Irreducible linear operator is cyclic

[david34]

I´m having a hard time proving the next result:
Let T:V→V be a linear operator on a finite dimensional vector space V . If T is irreducible then T cyclic.
My definitions are: T is an irreducible linear operator iff V and {{\vec 0}} are the only complementary invariant subspaces.
T is cyclic linear operator iff V is a cyclic vector space (i.e. there is a vector \vec v ∈ V such that V is generated by the set of vectors {{ \vec v, T(\vec v), T^{2}(\vec v),...}}

I was trying to do it by contradiction: suppose T is not a cyclic linar operator then ∀ \vec v ∈ V the generated space by the set {{ \vec v, T(\vec v), T^{2}(\vec v),...}} is not equal to V also if \vec v \neq \vec 0 then span { \vec v, T(\vec v), T^{2}(\vec v),... } is not equal to {\vec 0}.
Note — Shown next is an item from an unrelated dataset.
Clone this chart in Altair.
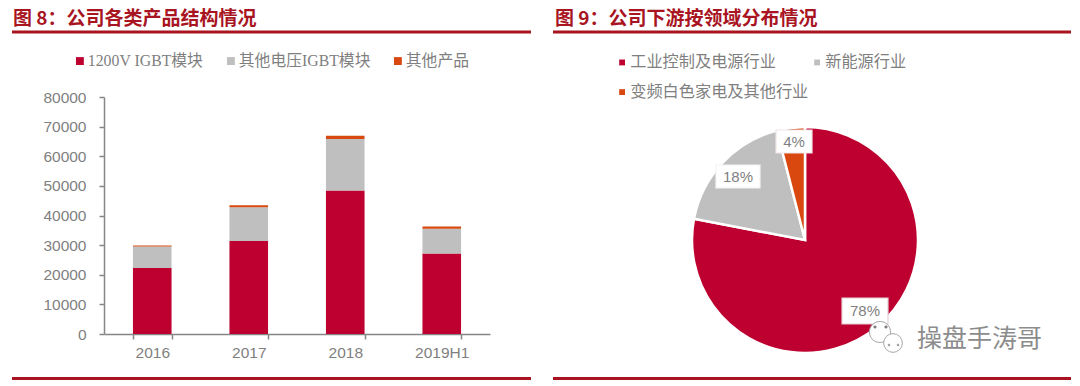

Moreover span {\vec v, T(\vec v), T^{2}(\vec v),... } is invariant (I´ve already proven it); also I know that every subspace has a complement that is : ∃ W subspace of V such that W ⊕ span{\vec v, T(\vec v), T^{2}(\vec v),...} = V

Then I think a just need to prove that the complementary subspace W is invariant that is : T(W)⊆ W but this is the part that I´m having trouble.

Any comment, suggestion, hint would be highly appreciated

 

[lavinia]

If the span of a non-zero vector,v, is not the whole space then there is a vector ,w ,which is not in the span of v. The span of w is a second cyclic subspace. Both of these subspaces are irreducible and invariant. So what is their intersection?

 

[david34]

But how can we know that T(w) is not in span{v,T(v),...} ?

 

[lavinia]

But how can we know that T(w) is not in span{v,T(v),...} ?

By assumption, w is not in the span of v.